There is a semantic distinction that needs to be drawn here: anti-Zionism is not anti-Israeli. Anti-Zionism respects the existence of Israel and is, very generally, in opposition to the idea of Israel as a specifically Jewish state. “At our meeting, I didn’t deny that I believed in the extinction of the state of Israel because that’s not the point,” says Katz. “My attempt to identify with my culture has been a deep commitment. So they’re demonizing me and I’m the wrong person to demonize.”

So what does this all mean? To those who don’t understand the relationship between an institutional gallery and an artist, this all sounds harmless enough: The funding is in place, so surely all of this amounts to removing a logo from a postcard? “By disassociating from the exhibition, we have given the responsibility for the realization of the show to both Ms Katz and Ms Simon,” writes Starr. “The Koffler Centre of the Arts has no interest in shutting down the show, and as far as we know, it is scheduled to continue.”

But a few days before Starr answered my emailed questions Katz and Simon sent out a joint press release announcing the cancellation of their show. For them, the withdrawal of Koffler’s nominal support, combined with their denunciation of Katz as anti-Israel, has meant the disintegration of the entire project.

The installation (which, ironically, doesn’t immediately involve the contemporary state of Israel), titled each hand as they are called, has to do with Jewish immigrant history in Kensington Market and was heavily contingent on local participants: Jewish seniors who now live in Baycrest would interact with students from Ryerson Community Public School; a group of singers would sing Yiddish liturgical music; and a poster series designed by Cecilia Berkovic. The seniors have dropped out because of Baycrest’s relationship with the UJA, the singers’ voice coach has also dropped out because of the ensuing scandal and the posters have long since become irrelevant.
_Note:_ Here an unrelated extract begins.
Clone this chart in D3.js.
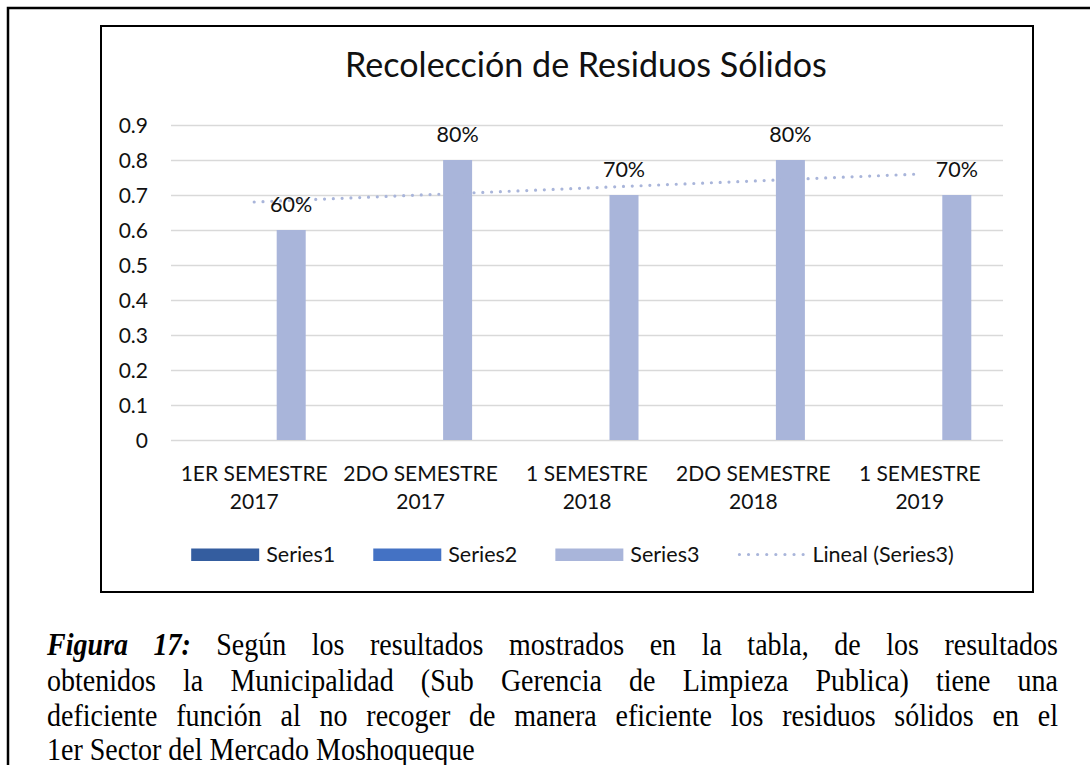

Katz was also planning to involve local Jewish businesses and a synagogue, involvements that have been rendered moot without the support of the Koffler.

So while the press release was spun very carefully to avoid the C-word Katz, who has watched a year’s preparation and work crumble as a result, is more pragmatic. “There hasn’t been any component of the project that hasn’t been radically altered by their decision,” she says, “and it’s de facto censorship.”

Starr maintains that this is part and parcel of running an arts institution. “Arts organizations must have policies about how their core values are reflected in their realization of their artistic vision,” she states.

Simon has deeper concerns about the implications of this action. “Artists are vulnerable enough as it is. Aside from the money and the administration, there’s a human level to what the curator’s responsibility is, there is a certain degree of support and protection of the artist and the artist’s work, in terms of upholding its original integrity and that’s been seriously breached here.”